**** Source data ****
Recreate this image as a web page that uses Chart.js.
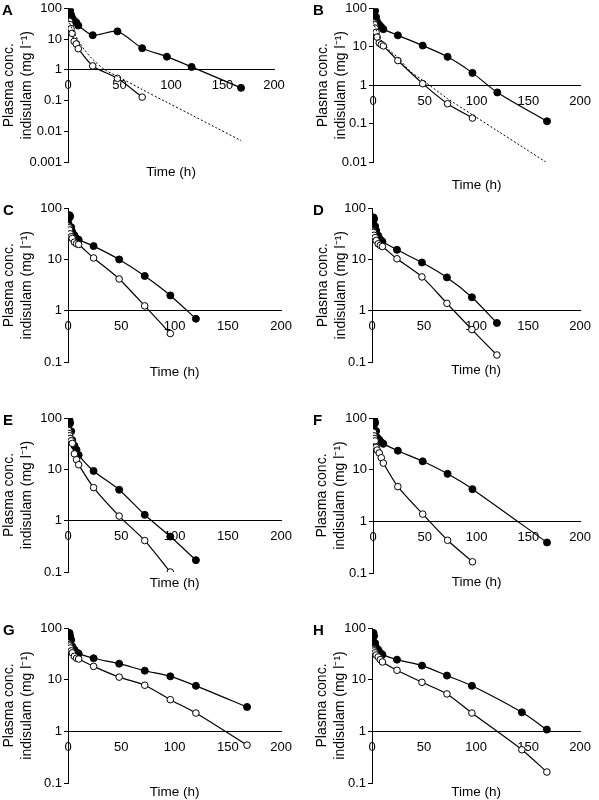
<!DOCTYPE html>
<html>
<head>
<meta charset="utf-8">
<script src="https://cdn.jsdelivr.net/npm/chart.js@4/dist/chart.umd.min.js"></script>
<style>
  body { margin: 0; background: #fff; }
  #wrap { position: relative; width: 599px; height: 800px; }
  canvas { position: absolute; }
  .letter { position: absolute; font: bold 15px "Liberation Sans", Arial, sans-serif; line-height: 15px; color: #000; }
</style>
</head>
<body>
<div id="wrap"></div>
<script>
// sampling times (h) and concentrations (mg/l), closed = filled circles, open = open circles
const hours = [0.5, 1, 1.5, 2, 3, 4, 6, 8, 10, 24, 48, 72, 96, 120, 144, 168];
const closedA = [45, 65, 80, 88, 62, 50, 40, 35, 28, 13.5, 18, 5.1, 2.7, 1.25, null, 0.26];
const openA   = [35, 40, 38, 30, 22, 15.5, 8.5, 7, 4.9, 1.35, 0.53, 0.13, null, null, null, null];
const closedB = [45, 70, 85, 88, 60, 45, 38, 33, 29, 20, 10.8, 5.5, 2.1, 0.65, null, 0.115];
const openB   = [44, 42, 38, 31, 24, 18, 12.6, 11.5, 10.6, 4.4, 1.1, 0.33, 0.14, null, null, null];
const closedC = [50, 65, 74, 70, 43, 35, 30, 26, 24.5, 18.4, 10.1, 4.8, 2.0, 0.7, null, null];
const openC   = [45, 42, 38, 32, 28, 26, 22, 20.5, 19.8, 10.8, 4.2, 1.25, 0.36, null, null, null];
const closedD = [40, 55, 67, 62, 45, 37, 29.5, 24.7, 22.6, 15.6, 8.8, 4.5, 1.84, 0.58, null, null];
const openD   = [37, 36, 34, 30, 27, 23.7, 20.4, 19, 18.1, 10.4, 4.6, 1.4, 0.43, 0.137, null, null];
const closedE = [58, 75, 91, 80, 55, 37, 29, 24, 19, 9.3, 4.0, 1.3, 0.49, 0.17, null, null];
const openE   = [57, 50, 45, 40, 36, 32, 20, 15.4, 12.3, 4.4, 1.23, 0.41, 0.10, null, null, null];
const closedF = [55, 75, 89, 80, 56, 42, 38, 34, 31.6, 23.3, 14.5, 8.3, 4.2, null, null, 0.39];
const openF   = [53, 45, 40, 36, 27, 24, 21, 17, 13.4, 4.7, 1.38, 0.43, 0.165, null, null, null];
const closedG = [50, 65, 80, 70, 59, 44, 38, 34, 32, 26, 20.4, 14.9, 11.6, 7.6, null, 2.96];
const openG   = [51, 48, 45, 41, 36, 33, 28.4, 26, 25.1, 18.1, 11.2, 7.8, 4.1, 2.26, null, 0.54];
const closedH = [50, 65, 80, 70, 51, 42, 38, 33, 30.5, 24.4, 18.7, 12, 7.6, null, 2.33, 1.08];
const openH   = [41, 40, 38, 36, 33, 30, 27.5, 24.4, 22, 15.2, 8.9, 5.3, 2.26, null, 0.44, 0.163];

// dotted model curves in A and B
const fitHours = [0, 4, 8, 12, 16, 24, 36, 48, 72, 96, 120, 144, 168];
const fitA = [45, 22, 12, 7, 4.5, 2.2, 1.0, 0.62, 0.23, 0.088, 0.034, 0.013, 0.005];
const fitB = [45, 24, 15, 11, 8, 5.3, 2.3, 1.35, 0.45, 0.17, 0.065, 0.025, 0.0095];

const xTicks = [0, 50, 100, 150, 200];
const yTicksA = [0.001, 0.01, 0.1, 1, 10, 100];
const yTicksB = [0.01, 0.1, 1, 10, 100];
const yTicksRest = [0.1, 1, 10, 100];

const letters = ['A', 'B', 'C', 'D', 'E', 'F', 'G', 'H'];
const yTitle = ['Plasma conc.', 'indisulam (mg l\u207B\u00B9)'];
const xTitle = 'Time (h)';

Chart.defaults.font.family = '"Liberation Sans", Arial, sans-serif';
Chart.defaults.color = '#000';

// layout of each panel (page pixels)
const panels = [
  {closed: closedA, open: openA, fit: fitA, yTicks: yTicksA, box: [0, 0, 300, 200],   area: [68, 274, 6, 162],   timeY: 172, titleX: 9,   letter: [2, 2]},
  {closed: closedB, open: openB, fit: fitB, yTicks: yTicksB, box: [300, 0, 299, 200], area: [373, 585, 6, 162],  timeY: 185, titleX: 323, letter: [313, 2]},
  {closed: closedC, open: openC, yTicks: yTicksRest, box: [0, 200, 300, 200],   area: [68, 283, 206, 362],  timeY: 372, titleX: 9,   letter: [3, 202]},
  {closed: closedD, open: openD, yTicks: yTicksRest, box: [300, 200, 299, 200], area: [372, 587, 206, 362], timeY: 370, titleX: 323, letter: [313, 202]},
  {closed: closedE, open: openE, yTicks: yTicksRest, box: [0, 400, 300, 200],   area: [68, 283, 418, 572],  timeY: 583, titleX: 8,   letter: [3, 412]},
  {closed: closedF, open: openF, yTicks: yTicksRest, box: [300, 400, 299, 200], area: [373, 587, 418, 573], timeY: 582, titleX: 322, letter: [313, 412]},
  {closed: closedG, open: openG, yTicks: yTicksRest, box: [0, 600, 300, 200],   area: [68, 283, 628, 783],  timeY: 792, titleX: 8,   letter: [3, 622]},
  {closed: closedH, open: openH, yTicks: yTicksRest, box: [300, 600, 299, 200], area: [372, 587, 628, 783], timeY: 792, titleX: 322, letter: [313, 622]}
];

const Y_LH = 18, X_LH = 16;
const wrap = document.getElementById('wrap');

function toPoints(xs, ys) {
  const pts = [];
  xs.forEach((x, i) => { if (ys[i] != null) pts.push({x: x, y: ys[i]}); });
  return pts;
}

panels.forEach((p, i) => {
  const [bx, by, bw, bh] = p.box;
  const [cl, cr, ct, cb] = p.area;
  const padLeft = Math.max(0, p.titleX - bx - Y_LH / 2);
  const yWidth = cl - bx - padLeft;
  const xTitleH = p.timeY - cb + X_LH / 2;
  const padding = {left: padLeft, right: bx + bw - cr, top: ct - by, bottom: by + bh - cb - xTitleH};

  const cv = document.createElement('canvas');
  cv.width = bw; cv.height = bh;
  cv.style.left = bx + 'px'; cv.style.top = by + 'px';
  wrap.appendChild(cv);

  const lab = document.createElement('div');
  lab.className = 'letter';
  lab.textContent = letters[i];
  lab.style.left = p.letter[0] + 'px'; lab.style.top = p.letter[1] + 'px';
  wrap.appendChild(lab);

  const datasets = [];
  if (p.fit) {
    datasets.push({data: toPoints(fitHours, p.fit), borderColor: '#000', borderWidth: 1,
      borderDash: [2, 2], pointRadius: 0, tension: 0.3, fill: false});
  }
  datasets.push({data: toPoints(hours, p.open), borderColor: '#000', borderWidth: 1.2,
    pointRadius: 3.3, pointBackgroundColor: '#fff', pointBorderColor: '#000', pointBorderWidth: 1, tension: 0.25});
  datasets.push({data: toPoints(hours, p.closed), borderColor: '#000', borderWidth: 1.2,
    pointRadius: 3.5, pointBackgroundColor: '#000', pointBorderColor: '#000', pointBorderWidth: 1, tension: 0.25});

  new Chart(cv, {
    type: 'line',
    data: {datasets},
    options: {
      responsive: false,
      animation: false,
      devicePixelRatio: 1,
      layout: {padding},
      plugins: {legend: {display: false}, tooltip: {enabled: false}},
      scales: {
        x: {
          type: 'linear', position: {y: 1}, min: 0, max: 200,
          afterBuildTicks: s => { s.ticks = xTicks.map(v => ({value: v})); },
          afterFit: s => { s.height = 0; },
          grid: {display: false, drawTicks: false},
          border: {display: true, color: '#000', width: 1},
          ticks: {padding: 8, font: {size: 13}, autoSkip: false, maxRotation: 0}
        },
        x2: {
          type: 'linear', position: 'bottom', min: 0, max: 200,
          afterFit: s => { s.height = xTitleH; },
          grid: {display: false, drawTicks: false},
          border: {display: false},
          ticks: {display: false},
          title: {display: true, text: xTitle, padding: 0, font: {size: 13.5, lineHeight: X_LH / 13.5}}
        },
        y: {
          type: 'logarithmic', position: 'left',
          min: p.yTicks[0], max: p.yTicks[p.yTicks.length - 1],
          afterBuildTicks: s => { s.ticks = p.yTicks.map(v => ({value: v})); },
          afterFit: s => { s.width = yWidth; },
          grid: {display: true, drawOnChartArea: false, drawTicks: true, tickLength: 4, color: '#000'},
          border: {display: true, color: '#000', width: 1},
          ticks: {padding: 2, font: {size: 13, lineHeight: 1}, callback: v => String(v)},
          title: {display: true, text: yTitle, padding: 0, font: {size: 14, lineHeight: Y_LH / 14}}
        }
      }
    }
  });
});
</script>
</body>
</html>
****
Determine how many lines of the material include the string "page". Output only that count.

:: Right answer ::
2